The monitoring of the Arctic is very important as the changes in Arctic are the indicators of climate change. Snow cover is an essential climate variable directly affecting the Earth energy balance. Proper description and assimilation of snow cover information into hydrological, land surface, meteorological and climate models is critical to address the impact of snow on various phenomena, to predict local snow water resources and to warn about snow-related natural hazards. This induces a challenging problem of bridging information from micro-structural scales of the snowpack up to the grid resolution in regional and global models.
Traditional or local knowledge of indigenous people is very important in terms of human interaction with the lands and water in thousands of years. Snow has been a vital water resource, navigation and weather prediction support and a key to their culture and livelihoods.
Research and security in the Arctic region require comprehensive snow observations and modelling. Analysing and forecasting the temporal and spatial variability of snow is important for weather prediction as well as for climatic and hydrological purposes. Understanding the changes in snow conditions are particularly important for rapidly warming Arctic regions.

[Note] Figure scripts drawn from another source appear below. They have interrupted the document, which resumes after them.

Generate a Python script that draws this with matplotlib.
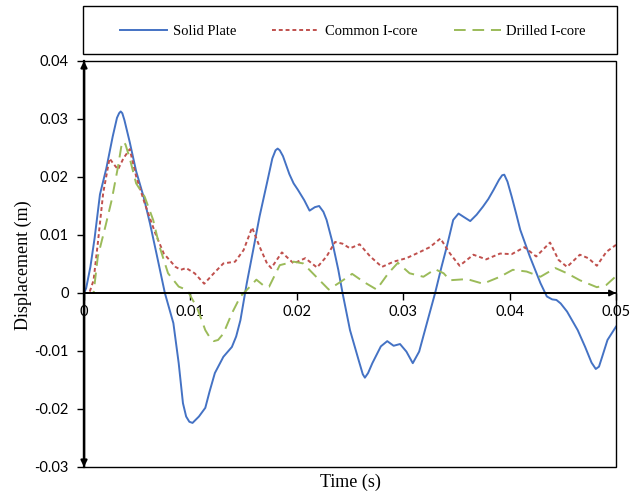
import matplotlib
matplotlib.use("Agg")
import matplotlib.pyplot as plt
from matplotlib.patches import Rectangle

# time (s) and displacement (m)
t_solid = [0, 0.0002, 0.0006, 0.001, 0.0015, 0.0021, 0.0027, 0.0031, 0.0033, 0.00345,
           0.0036, 0.0038, 0.0043, 0.0049, 0.0056, 0.0062, 0.0068, 0.0076, 0.0084, 0.0089,
           0.0093, 0.0096, 0.0099, 0.0102, 0.0108, 0.0114, 0.0118, 0.0123, 0.0131, 0.0139,
           0.0143, 0.0147, 0.0153, 0.0159, 0.0165, 0.0172, 0.0177, 0.018, 0.0182, 0.0184,
           0.0187, 0.0193, 0.0197, 0.0201, 0.0207, 0.0212, 0.0217, 0.0221, 0.0225, 0.0228,
           0.0233, 0.0239, 0.0243, 0.025, 0.0258, 0.0262, 0.0264, 0.0267, 0.0271, 0.0279,
           0.0285, 0.0291, 0.0297, 0.0303, 0.0309, 0.0315, 0.0323, 0.033, 0.0336, 0.0341,
           0.0347, 0.0352, 0.0357, 0.0363, 0.0369, 0.0375, 0.038, 0.0385, 0.039, 0.0393,
           0.0395, 0.0398, 0.0402, 0.0406, 0.041, 0.0419, 0.0429, 0.0435, 0.044, 0.0444,
           0.0448, 0.0454, 0.0464, 0.0471, 0.0477, 0.0481, 0.0484, 0.0487, 0.0492, 0.05]
d_solid = [0, 0.0008, 0.0045, 0.0095, 0.017, 0.0215, 0.027, 0.0302, 0.031, 0.0313,
           0.031, 0.0298, 0.026, 0.021, 0.0166, 0.012, 0.0069, 0.0, -0.0052, -0.0121,
           -0.019, -0.0213, -0.0222, -0.0224, -0.0213, -0.0198, -0.017, -0.0138, -0.011, -0.0093,
           -0.0075, -0.0047, 0.0017, 0.0074, 0.0132, 0.019, 0.0232, 0.0246, 0.0249, 0.0246,
           0.0236, 0.0205, 0.0189, 0.0178, 0.016, 0.0142, 0.0148, 0.015, 0.014, 0.0126,
           0.0091, 0.004, 0.0, -0.0064, -0.0115, -0.014, -0.0146, -0.0138, -0.0121, -0.0092,
           -0.0083, -0.0091, -0.0088, -0.0101, -0.0121, -0.0101, -0.0047, 0.0, 0.0045, 0.008,
           0.0126, 0.0137, 0.0131, 0.0124, 0.0135, 0.0149, 0.0162, 0.0178, 0.0195, 0.0203,
           0.0204, 0.0192, 0.0166, 0.0138, 0.0109, 0.0063, 0.0017, -0.0006, -0.0011, -0.0012,
           -0.0018, -0.0032, -0.0064, -0.0093, -0.012, -0.0131, -0.0127, -0.011, -0.0081, -0.0058]

t_common = [0, 0.0005, 0.0009, 0.0013, 0.0018, 0.0024, 0.0028, 0.0032, 0.0037, 0.0043,
            0.0049, 0.0057, 0.0067, 0.0075, 0.0086, 0.0091, 0.0096, 0.0104, 0.0113, 0.0122,
            0.0131, 0.0142, 0.015, 0.0158, 0.0165, 0.0172, 0.0176, 0.0186, 0.0197, 0.0208,
            0.0219, 0.0228, 0.0236, 0.0243, 0.025, 0.0259, 0.0269, 0.028, 0.0291, 0.0303,
            0.0316, 0.0325, 0.0335, 0.0344, 0.0353, 0.0366, 0.0378, 0.0391, 0.0402, 0.0414,
            0.0425, 0.0438, 0.0446, 0.0454, 0.0466, 0.0474, 0.0482, 0.0491, 0.05]
d_common = [0, 0.0, 0.0022, 0.0086, 0.0172, 0.0232, 0.0222, 0.0213, 0.0232, 0.0248,
            0.0201, 0.0155, 0.0103, 0.0068, 0.0045, 0.004, 0.0043, 0.0034, 0.0016, 0.0034,
            0.0051, 0.0054, 0.0074, 0.0113, 0.008, 0.0051, 0.0043, 0.007, 0.0051, 0.006,
            0.0044, 0.0063, 0.0088, 0.0085, 0.0077, 0.0084, 0.0063, 0.0045, 0.0054, 0.006,
            0.0071, 0.0079, 0.0094, 0.0068, 0.0047, 0.0066, 0.0058, 0.0068, 0.0067, 0.0079,
            0.0063, 0.0087, 0.0057, 0.0045, 0.0066, 0.006, 0.0047, 0.0071, 0.0083]

t_drilled = [0, 0.0009, 0.0013, 0.002, 0.0026, 0.0032, 0.0035, 0.0037, 0.0039, 0.0043,
             0.0049, 0.0057, 0.0065, 0.0071, 0.0079, 0.0089, 0.0097, 0.0104, 0.0107, 0.0114,
             0.0119, 0.0122, 0.0126, 0.0131, 0.0139, 0.0147, 0.0156, 0.0162, 0.017, 0.0174,
             0.0184, 0.0197, 0.0206, 0.0215, 0.023, 0.0241, 0.0252, 0.0263, 0.0275, 0.0286,
             0.0295, 0.0306, 0.0319, 0.033, 0.0338, 0.0344, 0.036, 0.0375, 0.0391, 0.0403,
             0.0416, 0.0429, 0.0443, 0.0454, 0.0466, 0.0482, 0.0491, 0.05]
d_drilled = [0, 0.0, 0.0063, 0.0114, 0.016, 0.0218, 0.0252, 0.0261, 0.0256, 0.0232,
             0.0189, 0.0166, 0.0126, 0.008, 0.0034, 0.0011, 0.0005, -0.0018, -0.0029, -0.0064,
             -0.0079, -0.0083, -0.0081, -0.007, -0.0035, -0.0006, 0.0011, 0.0023, 0.0011, 0.0011,
             0.0048, 0.0054, 0.0051, 0.0034, 0.0006, 0.0019, 0.0033, 0.0019, 0.0006, 0.0034,
             0.0052, 0.0034, 0.0028, 0.0041, 0.0034, 0.0022, 0.0024, 0.0016, 0.0028, 0.004,
             0.0037, 0.0028, 0.0043, 0.0034, 0.0022, 0.001, 0.0014, 0.0029]

x_ticks = [0, 0.01, 0.02, 0.03, 0.04, 0.05]
x_labels = ["0", "0.01", "0.02", "0.03", "0.04", "0.05"]
y_ticks = [-0.03, -0.02, -0.01, 0, 0.01, 0.02, 0.03, 0.04]
y_labels = ["-0.03", "-0.02", "-0.01", "0", "0.01", "0.02", "0.03", "0.04"]

blue = "#4472C4"
red = "#C0504D"
green = "#9BBB59"
serif = "Liberation Serif"
tick_font = "Lato"

fig = plt.figure(figsize=(6.39, 4.92), dpi=100)
ax = fig.add_axes([84 / 639, 1 - 467 / 492, 532 / 639, 406 / 492])

ax.plot(t_solid, d_solid, color=blue, lw=1.4, label="Solid Plate", solid_joinstyle="round")
ax.plot(t_common, d_common, color=red, lw=1.4, linestyle=(0, (2, 1.5)), label="Common I-core")
ax.plot(t_drilled, d_drilled, color=green, lw=1.4, linestyle=(0, (6, 3.5)), label="Drilled I-core")

ax.set_xlim(0, 0.05)
ax.set_ylim(-0.03, 0.04)

# frame around the plot area
ax.add_patch(Rectangle((0, 0), 1, 1, transform=ax.transAxes, fill=False,
                       edgecolor="black", lw=1.0, clip_on=False, zorder=5))
ax.spines["top"].set_visible(False)
ax.spines["right"].set_visible(False)
ax.spines["left"].set_linewidth(1.6)
ax.spines["bottom"].set_position(("data", 0))
ax.spines["bottom"].set_linewidth(1.3)

# axis arrows
ax.annotate("", xy=(0, 1), xytext=(0, 0), xycoords="axes fraction",
            arrowprops=dict(arrowstyle="<|-|>", color="black", lw=1.6,
                            shrinkA=0, shrinkB=0, mutation_scale=9))
ax.annotate("", xy=(0.05, 0), xytext=(0, 0), xycoords="data",
            arrowprops=dict(arrowstyle="-|>", color="black", lw=1.3,
                            shrinkA=0, shrinkB=0, mutation_scale=9))

ax.set_xticks(x_ticks)
ax.set_xticklabels(x_labels, fontfamily=tick_font, fontsize=10.5)
ax.set_yticks(y_ticks)
ax.set_yticklabels(y_labels, fontfamily=tick_font, fontsize=10.5)
ax.tick_params(axis="x", direction="out", length=5, width=1, pad=4)
ax.tick_params(axis="y", direction="out", length=5, width=1, pad=6)

fig.text(350 / 639, 1 - 482 / 492, "Time (s)", ha="center", va="center",
         fontfamily=serif, fontsize=13)
fig.text(23 / 639, 1 - 265 / 492, "Displacement (m)", ha="center", va="center",
         rotation=90, fontfamily=serif, fontsize=13)

# legend box above the plot
fig.patches.append(Rectangle((83 / 639, 1 - 54 / 492), 534 / 639, 48 / 492,
                             transform=fig.transFigure, fill=False,
                             edgecolor="black", lw=1.0))
fig.legend(loc="center", bbox_to_anchor=(353 / 639, 1 - 31 / 492), ncol=3,
           frameon=False, prop={"family": serif, "size": 10.5},
           handlelength=3.2, handletextpad=0.4, columnspacing=2.5)

fig.savefig("out.png", dpi=100)
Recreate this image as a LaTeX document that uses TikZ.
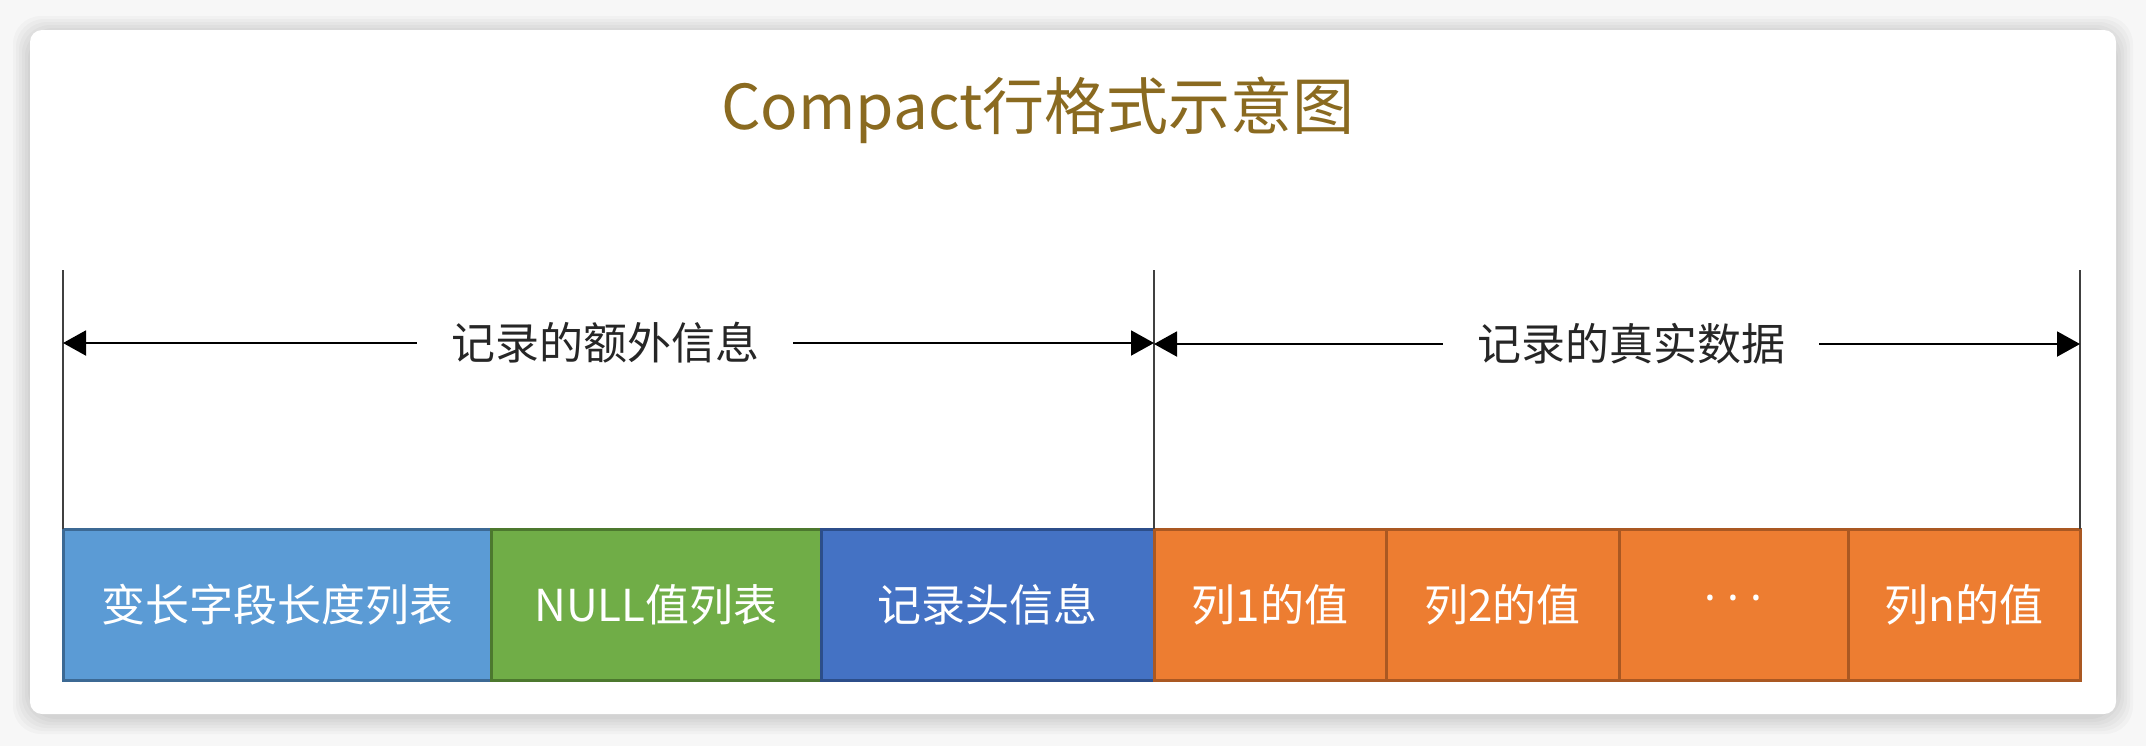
\documentclass[tikz,border=0pt]{standalone}
\usepackage{fontspec}
\setmainfont{Noto Sans CJK SC}
\newfontfamily\latinfont{Noto Sans}
\usetikzlibrary{positioning, arrows.meta}
\definecolor{PageGrey}{RGB}{247, 247, 247}
\definecolor{TitleGold}{RGB}{138, 106, 32}
\definecolor{FieldBlue}{RGB}{91, 155, 213}
\definecolor{FieldBlueEdge}{RGB}{60, 105, 148}
\definecolor{FieldGreen}{RGB}{112, 173, 71}
\definecolor{FieldGreenEdge}{RGB}{76, 120, 46}
\definecolor{FieldNavy}{RGB}{68, 114, 196}
\definecolor{FieldNavyEdge}{RGB}{44, 78, 138}
\definecolor{FieldOrange}{RGB}{237, 125, 49}
\definecolor{FieldOrangeEdge}{RGB}{170, 88, 34}

\begin{document}
\begin{tikzpicture}[x=0.5pt, y=-0.5pt,
    field/.style={draw, line width=1.5pt, minimum height=75.5pt, outer sep=0pt,
      inner sep=0pt, text=white, font=\fontsize{22}{26}\selectfont},
    span label/.style={inner xsep=17pt, font=\fontsize{22}{26}\selectfont, text=black!85},
    guide/.style={draw=black!75, line width=1.3pt},
    dim/.style={draw=black, line width=1pt, -{Triangle[length=11.5pt, width=12.5pt]}}]
    \useasboundingbox (0,0) rectangle (2146,746);

    % Card with soft shadow
    \fill[PageGrey] (0,0) rectangle (2146,746);
    \foreach \d in {2,5,...,17} {
      \fill[black, opacity=0.022, rounded corners=14pt] (30-\d,30-\d+3) rectangle (2116+\d,714+\d+3);
    }
    \fill[white, rounded corners=6pt] (30,30) rectangle (2116,714);

    % Title
    \node[text=TitleGold, font=\fontsize{31}{36}\selectfont] (title) at (1038,110) {Compact行格式示意图};

    % Row fields
    \node[field, fill=FieldBlue, draw=FieldBlueEdge, minimum width=214pt, anchor=north west] (varlen) at (63,529) {变长字段长度列表};
    \node[field, fill=FieldGreen, draw=FieldGreenEdge, minimum width=165pt, right=0pt of varlen] (nulls) {NULL值列表};
    \node[field, fill=FieldNavy, draw=FieldNavyEdge, minimum width=166.5pt, right=0pt of nulls] (header) {记录头信息};
    \node[field, fill=FieldOrange, draw=FieldOrangeEdge, minimum width=116pt, right=0pt of header] (col1) {列1的值};
    \node[field, fill=FieldOrange, draw=FieldOrangeEdge, minimum width=116.5pt, right=0pt of col1] (col2) {列2的值};
    \node[field, fill=FieldOrange, draw=FieldOrangeEdge, minimum width=114.5pt, right=0pt of col2] (dots) {\latinfont ·\hspace{5.5pt}·\hspace{5.5pt}·};
    \node[field, fill=FieldOrange, draw=FieldOrangeEdge, minimum width=116pt, right=0pt of dots] (coln) {列n的值};

    % Boundary lines
    \coordinate (topline) at (0,270);
    \draw[guide] (varlen.north west) -- (varlen.north west |- topline);
    \draw[guide] (header.north east) -- (header.north east |- topline);
    \draw[guide] (coln.north east) -- (coln.north east |- topline);

    % Span labels
    \node[span label] (extra) at (605,343) {记录的额外信息};
    \node[span label] (real) at (1631,344) {记录的真实数据};

    \draw[dim] (extra.west) -- (extra -| varlen.north west);
    \draw[dim] (extra.east) -- (extra -| header.north east);
    \draw[dim] (real.west) -- (real -| header.north east);
    \draw[dim] (real.east) -- (real -| coln.north east);
  \end{tikzpicture}
\end{document}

The Thematic Network, entitled, “Nordic Snow Network (NordSnowNet)“ network will be focus on snow and snow related topics such as snow on sea ice, glaciers, snow-related hazards, snow-related environmental issues and social impacts to indigenous and local community in related Arctic areas: making existing Nordic-Arctic research and snow data from observations and models (forecasts and assimilated observations by weather and hydrology models, projections by the climate models) visible for the researcher, data user and education communities. It would support snow-related research and development of applications by exchange of information and data, arranging workshops, training and supporting also informal researcher contacts and meetings.